■ Source excerpt ■
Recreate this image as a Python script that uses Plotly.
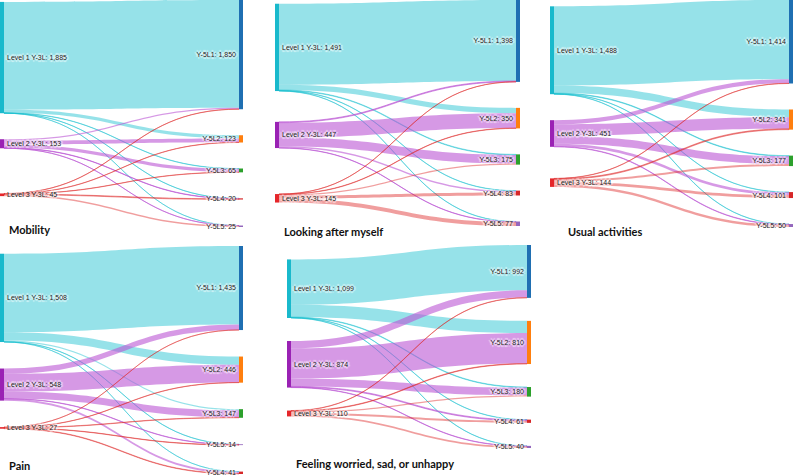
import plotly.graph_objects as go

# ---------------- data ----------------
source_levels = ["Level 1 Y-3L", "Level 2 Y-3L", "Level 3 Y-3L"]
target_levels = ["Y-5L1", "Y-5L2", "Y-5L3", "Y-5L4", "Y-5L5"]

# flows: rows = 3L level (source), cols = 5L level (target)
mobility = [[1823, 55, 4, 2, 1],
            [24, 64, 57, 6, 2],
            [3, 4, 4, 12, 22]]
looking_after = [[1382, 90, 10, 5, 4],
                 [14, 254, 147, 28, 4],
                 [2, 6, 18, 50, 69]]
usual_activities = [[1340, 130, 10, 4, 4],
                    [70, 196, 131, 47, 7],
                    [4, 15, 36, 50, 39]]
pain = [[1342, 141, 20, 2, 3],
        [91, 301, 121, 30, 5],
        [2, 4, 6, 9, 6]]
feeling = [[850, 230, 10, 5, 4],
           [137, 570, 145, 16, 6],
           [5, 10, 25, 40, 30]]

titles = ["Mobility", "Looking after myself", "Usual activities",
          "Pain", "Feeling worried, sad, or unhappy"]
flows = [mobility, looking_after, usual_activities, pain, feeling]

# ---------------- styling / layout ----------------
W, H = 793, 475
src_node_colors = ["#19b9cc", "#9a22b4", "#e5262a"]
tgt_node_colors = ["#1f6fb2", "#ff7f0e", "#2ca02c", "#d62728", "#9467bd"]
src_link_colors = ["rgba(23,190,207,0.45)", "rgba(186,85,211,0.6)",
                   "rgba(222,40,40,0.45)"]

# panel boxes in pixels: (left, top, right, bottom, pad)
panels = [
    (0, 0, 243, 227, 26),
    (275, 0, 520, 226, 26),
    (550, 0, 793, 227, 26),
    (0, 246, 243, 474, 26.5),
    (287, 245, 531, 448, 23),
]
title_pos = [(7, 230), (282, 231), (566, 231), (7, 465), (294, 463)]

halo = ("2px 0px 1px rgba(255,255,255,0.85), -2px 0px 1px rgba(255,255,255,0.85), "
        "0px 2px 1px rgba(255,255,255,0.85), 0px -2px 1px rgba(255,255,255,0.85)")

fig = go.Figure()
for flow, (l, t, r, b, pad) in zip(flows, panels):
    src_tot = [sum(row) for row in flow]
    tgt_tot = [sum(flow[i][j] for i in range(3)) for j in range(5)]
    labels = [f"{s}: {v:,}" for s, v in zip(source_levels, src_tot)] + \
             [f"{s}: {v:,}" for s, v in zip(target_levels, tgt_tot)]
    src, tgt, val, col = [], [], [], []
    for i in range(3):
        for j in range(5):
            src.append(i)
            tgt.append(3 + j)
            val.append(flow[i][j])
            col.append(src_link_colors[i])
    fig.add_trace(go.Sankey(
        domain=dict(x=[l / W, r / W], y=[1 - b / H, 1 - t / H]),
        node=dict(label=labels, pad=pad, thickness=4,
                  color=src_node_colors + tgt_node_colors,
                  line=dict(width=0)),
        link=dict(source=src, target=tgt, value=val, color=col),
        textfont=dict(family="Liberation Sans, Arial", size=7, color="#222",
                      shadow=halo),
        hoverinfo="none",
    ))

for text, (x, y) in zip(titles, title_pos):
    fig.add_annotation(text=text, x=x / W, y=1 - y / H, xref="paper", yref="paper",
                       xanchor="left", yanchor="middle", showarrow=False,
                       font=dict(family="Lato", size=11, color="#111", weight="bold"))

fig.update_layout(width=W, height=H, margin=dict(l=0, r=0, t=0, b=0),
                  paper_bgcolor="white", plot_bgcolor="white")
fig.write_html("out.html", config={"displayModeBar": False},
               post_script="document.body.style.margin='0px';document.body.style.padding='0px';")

■ Work required ■
Omitting all pictures, restate exactly the lines of the material from its start through the line that contains "1px rgba(255,255,255,0.85), 0px".

■ Output below ■
Recreate this image as a Python script that uses Plotly.
import plotly.graph_objects as go

# ---------------- data ----------------
source_levels = ["Level 1 Y-3L", "Level 2 Y-3L", "Level 3 Y-3L"]
target_levels = ["Y-5L1", "Y-5L2", "Y-5L3", "Y-5L4", "Y-5L5"]

# flows: rows = 3L level (source), cols = 5L level (target)
mobility = [[1823, 55, 4, 2, 1],
            [24, 64, 57, 6, 2],
            [3, 4, 4, 12, 22]]
looking_after = [[1382, 90, 10, 5, 4],
                 [14, 254, 147, 28, 4],
                 [2, 6, 18, 50, 69]]
usual_activities = [[1340, 130, 10, 4, 4],
                    [70, 196, 131, 47, 7],
                    [4, 15, 36, 50, 39]]
pain = [[1342, 141, 20, 2, 3],
        [91, 301, 121, 30, 5],
        [2, 4, 6, 9, 6]]
feeling = [[850, 230, 10, 5, 4],
           [137, 570, 145, 16, 6],
           [5, 10, 25, 40, 30]]

titles = ["Mobility", "Looking after myself", "Usual activities",
          "Pain", "Feeling worried, sad, or unhappy"]
flows = [mobility, looking_after, usual_activities, pain, feeling]

# ---------------- styling / layout ----------------
W, H = 793, 475
src_node_colors = ["#19b9cc", "#9a22b4", "#e5262a"]
tgt_node_colors = ["#1f6fb2", "#ff7f0e", "#2ca02c", "#d62728", "#9467bd"]
src_link_colors = ["rgba(23,190,207,0.45)", "rgba(186,85,211,0.6)",
                   "rgba(222,40,40,0.45)"]

# panel boxes in pixels: (left, top, right, bottom, pad)
panels = [
    (0, 0, 243, 227, 26),
    (275, 0, 520, 226, 26),
    (550, 0, 793, 227, 26),
    (0, 246, 243, 474, 26.5),
    (287, 245, 531, 448, 23),
]
title_pos = [(7, 230), (282, 231), (566, 231), (7, 465), (294, 463)]

halo = ("2px 0px 1px rgba(255,255,255,0.85), -2px 0px 1px rgba(255,255,255,0.85), "
        "0px 2px 1px rgba(255,255,255,0.85), 0px -2px 1px rgba(255,255,255,0.85)")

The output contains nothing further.